(TASK OBJECTIVE) Restate the lines word for word, from the first line of the records through the line containing "shift_flat = np.arange(500, 1801, 5)". Leave out the pictures and anything after that line.

(DATASET)
---------------
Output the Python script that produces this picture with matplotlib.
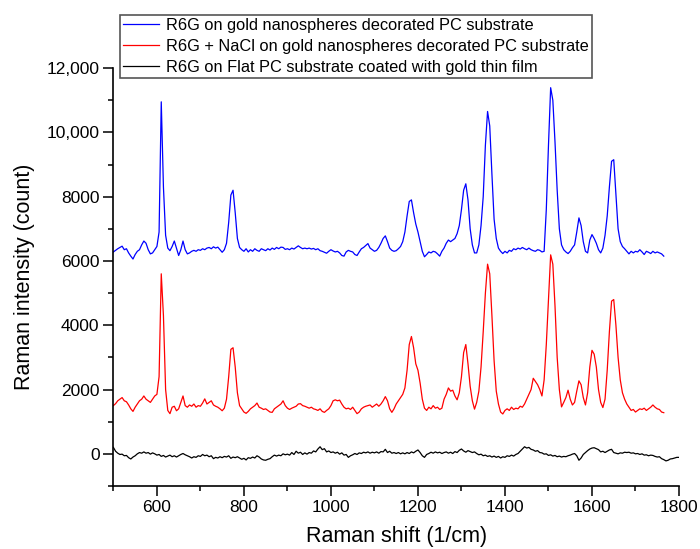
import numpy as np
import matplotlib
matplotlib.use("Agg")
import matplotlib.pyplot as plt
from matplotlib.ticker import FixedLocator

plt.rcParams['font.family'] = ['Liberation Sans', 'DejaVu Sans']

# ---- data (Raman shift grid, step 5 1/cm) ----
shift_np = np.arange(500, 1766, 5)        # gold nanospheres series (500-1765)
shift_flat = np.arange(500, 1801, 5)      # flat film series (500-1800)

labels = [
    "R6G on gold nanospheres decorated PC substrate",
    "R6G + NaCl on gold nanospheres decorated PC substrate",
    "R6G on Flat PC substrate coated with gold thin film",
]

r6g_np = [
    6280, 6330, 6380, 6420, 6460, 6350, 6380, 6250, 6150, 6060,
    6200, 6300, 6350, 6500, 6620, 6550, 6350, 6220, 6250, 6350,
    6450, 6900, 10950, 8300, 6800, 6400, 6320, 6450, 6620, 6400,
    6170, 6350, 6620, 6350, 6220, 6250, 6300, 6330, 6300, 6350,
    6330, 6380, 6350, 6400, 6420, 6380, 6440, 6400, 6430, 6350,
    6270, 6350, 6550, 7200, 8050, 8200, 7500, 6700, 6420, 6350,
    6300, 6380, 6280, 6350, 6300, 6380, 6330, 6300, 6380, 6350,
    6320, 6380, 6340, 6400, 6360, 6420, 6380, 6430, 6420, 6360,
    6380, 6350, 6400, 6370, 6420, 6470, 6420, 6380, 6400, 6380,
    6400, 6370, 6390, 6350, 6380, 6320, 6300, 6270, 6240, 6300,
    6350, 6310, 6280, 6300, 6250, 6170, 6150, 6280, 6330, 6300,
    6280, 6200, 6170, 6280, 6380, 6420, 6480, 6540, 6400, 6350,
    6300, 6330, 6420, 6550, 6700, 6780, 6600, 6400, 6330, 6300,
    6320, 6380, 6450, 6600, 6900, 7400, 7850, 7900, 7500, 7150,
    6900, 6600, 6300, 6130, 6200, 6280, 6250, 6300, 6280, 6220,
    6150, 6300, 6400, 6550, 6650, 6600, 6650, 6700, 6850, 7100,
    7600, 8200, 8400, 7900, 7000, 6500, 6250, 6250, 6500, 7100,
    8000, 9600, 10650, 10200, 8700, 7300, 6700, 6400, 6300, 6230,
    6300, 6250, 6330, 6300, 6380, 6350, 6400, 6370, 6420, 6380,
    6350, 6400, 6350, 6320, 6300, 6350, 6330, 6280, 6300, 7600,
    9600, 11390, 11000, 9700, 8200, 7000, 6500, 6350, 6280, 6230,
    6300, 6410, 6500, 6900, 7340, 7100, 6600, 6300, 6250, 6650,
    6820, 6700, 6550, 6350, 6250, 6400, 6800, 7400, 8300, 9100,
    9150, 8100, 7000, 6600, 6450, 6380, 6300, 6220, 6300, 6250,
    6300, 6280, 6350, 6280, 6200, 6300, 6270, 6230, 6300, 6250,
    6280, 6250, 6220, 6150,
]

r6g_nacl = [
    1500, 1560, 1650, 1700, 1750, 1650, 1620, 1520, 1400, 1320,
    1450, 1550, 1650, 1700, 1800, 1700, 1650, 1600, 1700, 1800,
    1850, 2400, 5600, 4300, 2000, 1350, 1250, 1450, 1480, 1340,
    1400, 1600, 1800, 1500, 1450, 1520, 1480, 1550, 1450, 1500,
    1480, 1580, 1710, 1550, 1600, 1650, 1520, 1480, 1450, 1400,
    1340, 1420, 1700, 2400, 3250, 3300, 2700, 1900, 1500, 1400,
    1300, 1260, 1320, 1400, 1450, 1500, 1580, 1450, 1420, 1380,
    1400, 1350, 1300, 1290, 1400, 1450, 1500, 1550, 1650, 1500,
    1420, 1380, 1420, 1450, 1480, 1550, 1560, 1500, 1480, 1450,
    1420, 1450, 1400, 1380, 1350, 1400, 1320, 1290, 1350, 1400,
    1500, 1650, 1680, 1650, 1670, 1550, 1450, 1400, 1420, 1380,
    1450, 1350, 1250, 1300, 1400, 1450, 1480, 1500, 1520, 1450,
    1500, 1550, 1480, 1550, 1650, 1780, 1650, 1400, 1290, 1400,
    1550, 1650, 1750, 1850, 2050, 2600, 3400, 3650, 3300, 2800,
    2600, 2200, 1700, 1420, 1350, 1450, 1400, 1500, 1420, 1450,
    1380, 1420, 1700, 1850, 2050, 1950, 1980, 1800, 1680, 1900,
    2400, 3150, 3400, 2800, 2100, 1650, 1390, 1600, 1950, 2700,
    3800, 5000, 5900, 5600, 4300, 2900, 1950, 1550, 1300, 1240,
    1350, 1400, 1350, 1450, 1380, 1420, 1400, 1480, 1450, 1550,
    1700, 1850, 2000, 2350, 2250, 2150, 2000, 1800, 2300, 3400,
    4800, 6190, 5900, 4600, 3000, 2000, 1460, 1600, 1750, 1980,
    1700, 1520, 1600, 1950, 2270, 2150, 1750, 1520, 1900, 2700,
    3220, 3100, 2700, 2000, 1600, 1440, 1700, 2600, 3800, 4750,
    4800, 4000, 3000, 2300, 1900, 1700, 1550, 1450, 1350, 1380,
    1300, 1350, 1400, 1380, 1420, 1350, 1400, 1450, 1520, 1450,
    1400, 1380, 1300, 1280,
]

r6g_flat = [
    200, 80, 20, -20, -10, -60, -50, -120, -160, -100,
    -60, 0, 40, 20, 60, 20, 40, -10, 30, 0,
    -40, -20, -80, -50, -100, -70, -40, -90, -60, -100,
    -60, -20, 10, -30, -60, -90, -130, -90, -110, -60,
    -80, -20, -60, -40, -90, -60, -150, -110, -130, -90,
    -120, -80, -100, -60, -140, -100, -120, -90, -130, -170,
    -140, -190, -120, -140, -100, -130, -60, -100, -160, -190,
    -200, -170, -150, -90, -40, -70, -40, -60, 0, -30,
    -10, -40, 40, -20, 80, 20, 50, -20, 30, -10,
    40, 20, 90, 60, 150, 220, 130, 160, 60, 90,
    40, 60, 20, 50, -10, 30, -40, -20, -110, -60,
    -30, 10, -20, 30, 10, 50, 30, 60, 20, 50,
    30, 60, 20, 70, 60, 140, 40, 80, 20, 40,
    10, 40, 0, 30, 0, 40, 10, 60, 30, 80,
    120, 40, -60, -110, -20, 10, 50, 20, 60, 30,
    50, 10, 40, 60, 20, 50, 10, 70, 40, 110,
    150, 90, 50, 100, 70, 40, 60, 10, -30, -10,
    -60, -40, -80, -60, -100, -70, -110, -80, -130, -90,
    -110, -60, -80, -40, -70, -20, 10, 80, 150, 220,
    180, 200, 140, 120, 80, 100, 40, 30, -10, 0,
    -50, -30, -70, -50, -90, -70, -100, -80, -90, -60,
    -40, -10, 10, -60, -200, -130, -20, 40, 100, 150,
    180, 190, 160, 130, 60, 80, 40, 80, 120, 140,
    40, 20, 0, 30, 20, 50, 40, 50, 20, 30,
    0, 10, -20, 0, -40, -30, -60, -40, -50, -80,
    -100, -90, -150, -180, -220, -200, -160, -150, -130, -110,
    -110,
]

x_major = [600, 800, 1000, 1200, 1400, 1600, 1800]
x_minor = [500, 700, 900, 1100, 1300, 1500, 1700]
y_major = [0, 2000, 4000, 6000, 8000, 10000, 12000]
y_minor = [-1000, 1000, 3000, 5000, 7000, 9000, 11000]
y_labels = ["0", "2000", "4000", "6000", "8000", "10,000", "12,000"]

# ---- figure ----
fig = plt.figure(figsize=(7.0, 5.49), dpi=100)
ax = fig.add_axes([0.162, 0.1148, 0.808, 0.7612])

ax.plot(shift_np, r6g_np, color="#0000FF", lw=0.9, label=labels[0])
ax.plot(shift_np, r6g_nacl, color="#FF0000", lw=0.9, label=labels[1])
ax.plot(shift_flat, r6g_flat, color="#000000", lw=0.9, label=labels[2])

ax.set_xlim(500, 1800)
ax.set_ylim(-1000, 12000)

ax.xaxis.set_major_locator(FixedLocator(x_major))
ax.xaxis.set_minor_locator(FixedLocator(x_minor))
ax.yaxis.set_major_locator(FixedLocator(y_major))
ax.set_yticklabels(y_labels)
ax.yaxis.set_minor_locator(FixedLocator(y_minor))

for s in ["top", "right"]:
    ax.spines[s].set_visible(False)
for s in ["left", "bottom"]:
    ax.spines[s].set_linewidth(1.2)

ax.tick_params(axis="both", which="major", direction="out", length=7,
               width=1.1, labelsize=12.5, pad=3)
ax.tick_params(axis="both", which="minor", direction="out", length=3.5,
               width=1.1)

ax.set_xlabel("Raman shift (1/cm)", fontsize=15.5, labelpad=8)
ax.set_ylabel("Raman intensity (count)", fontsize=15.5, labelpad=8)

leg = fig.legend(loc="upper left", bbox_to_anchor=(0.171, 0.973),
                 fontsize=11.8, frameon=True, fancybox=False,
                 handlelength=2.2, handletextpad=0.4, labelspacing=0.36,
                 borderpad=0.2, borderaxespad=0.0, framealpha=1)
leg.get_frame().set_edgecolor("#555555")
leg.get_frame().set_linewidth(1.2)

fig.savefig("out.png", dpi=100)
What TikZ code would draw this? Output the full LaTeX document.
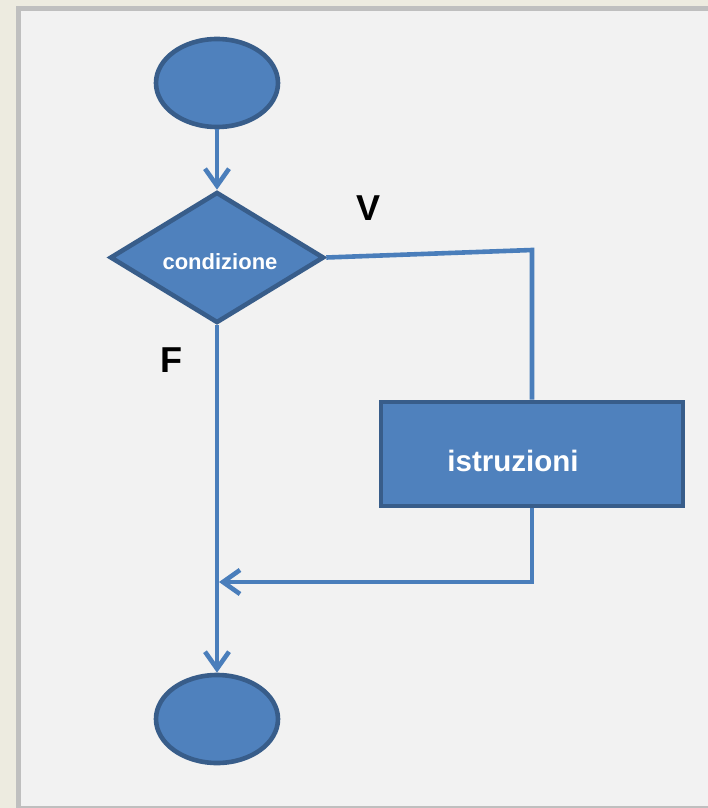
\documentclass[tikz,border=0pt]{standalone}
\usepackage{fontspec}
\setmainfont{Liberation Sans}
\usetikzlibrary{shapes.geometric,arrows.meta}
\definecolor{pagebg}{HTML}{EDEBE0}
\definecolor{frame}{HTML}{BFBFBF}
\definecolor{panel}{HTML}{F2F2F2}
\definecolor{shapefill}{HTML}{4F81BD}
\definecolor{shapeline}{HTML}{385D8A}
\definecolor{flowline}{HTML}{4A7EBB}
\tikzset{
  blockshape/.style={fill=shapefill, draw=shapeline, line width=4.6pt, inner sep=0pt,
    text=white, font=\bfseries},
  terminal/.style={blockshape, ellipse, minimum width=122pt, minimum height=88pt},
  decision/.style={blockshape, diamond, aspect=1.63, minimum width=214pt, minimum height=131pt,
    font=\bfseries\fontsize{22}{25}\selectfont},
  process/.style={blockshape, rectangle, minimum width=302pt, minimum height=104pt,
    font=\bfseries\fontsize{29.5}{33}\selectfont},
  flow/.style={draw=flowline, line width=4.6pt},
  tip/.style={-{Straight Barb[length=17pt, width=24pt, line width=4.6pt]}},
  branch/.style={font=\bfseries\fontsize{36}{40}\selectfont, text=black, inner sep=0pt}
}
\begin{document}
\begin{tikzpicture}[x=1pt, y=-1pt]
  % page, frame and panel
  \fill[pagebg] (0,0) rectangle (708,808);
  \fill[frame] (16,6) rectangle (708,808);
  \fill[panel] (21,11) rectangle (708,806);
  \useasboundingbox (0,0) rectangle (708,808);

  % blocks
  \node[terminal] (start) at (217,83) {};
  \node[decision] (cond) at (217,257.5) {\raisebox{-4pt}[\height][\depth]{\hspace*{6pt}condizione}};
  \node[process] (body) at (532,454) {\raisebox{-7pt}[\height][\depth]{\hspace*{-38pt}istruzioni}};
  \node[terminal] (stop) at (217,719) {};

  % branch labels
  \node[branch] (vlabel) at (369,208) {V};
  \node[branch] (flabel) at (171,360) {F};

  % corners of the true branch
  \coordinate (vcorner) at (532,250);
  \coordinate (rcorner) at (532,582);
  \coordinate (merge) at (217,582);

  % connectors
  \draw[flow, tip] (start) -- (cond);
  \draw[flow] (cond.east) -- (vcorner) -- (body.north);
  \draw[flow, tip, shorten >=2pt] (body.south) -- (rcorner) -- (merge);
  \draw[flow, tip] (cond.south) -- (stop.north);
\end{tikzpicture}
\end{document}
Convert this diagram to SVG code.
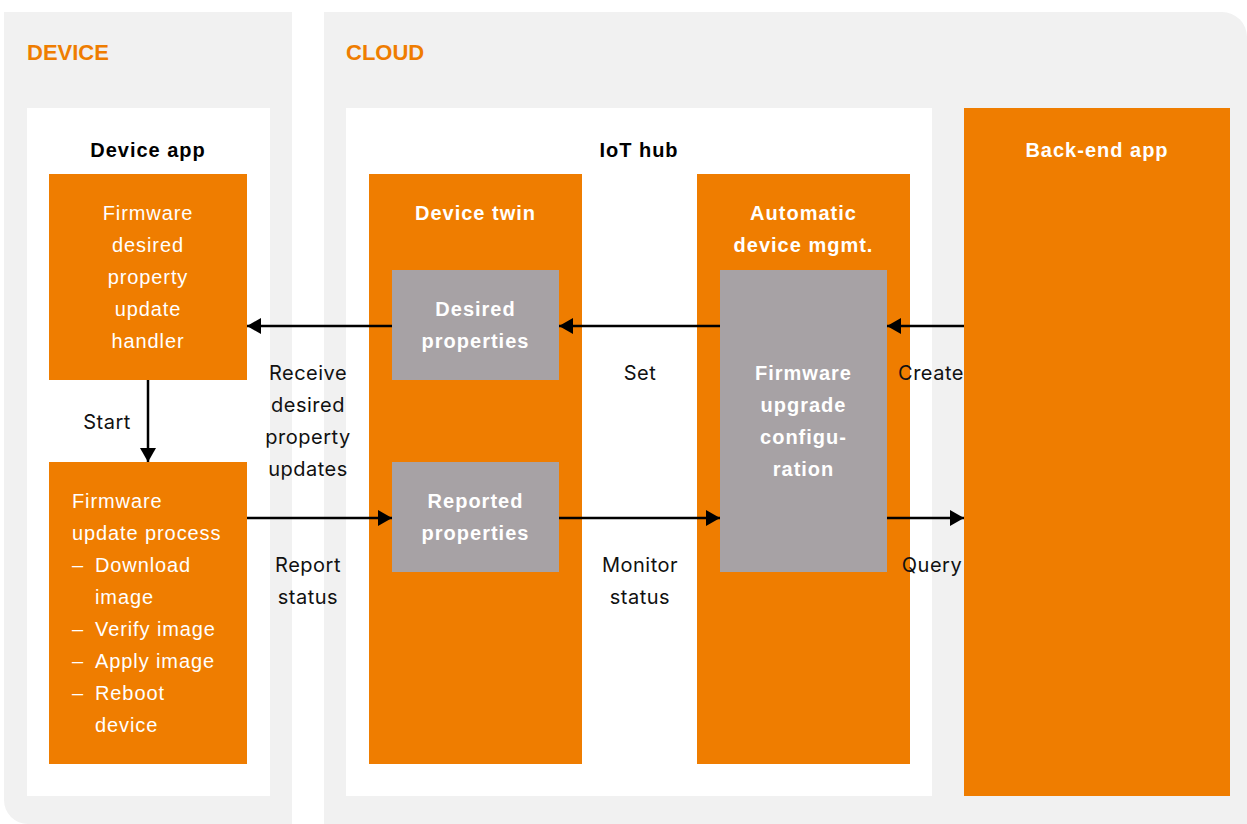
---------------
(EXERCISE RESPONSE)
Output the Python script that produces this picture with matplotlib.
import numpy as np
import matplotlib
matplotlib.use("Agg")
import matplotlib.pyplot as plt
from matplotlib.ticker import FixedLocator

plt.rcParams['font.family'] = ['Liberation Sans', 'DejaVu Sans']

# ---- data (Raman shift grid, step 5 1/cm) ----
shift_np = np.arange(500, 1766, 5)        # gold nanospheres series (500-1765)
shift_flat = np.arange(500, 1801, 5)      # flat film series (500-1800)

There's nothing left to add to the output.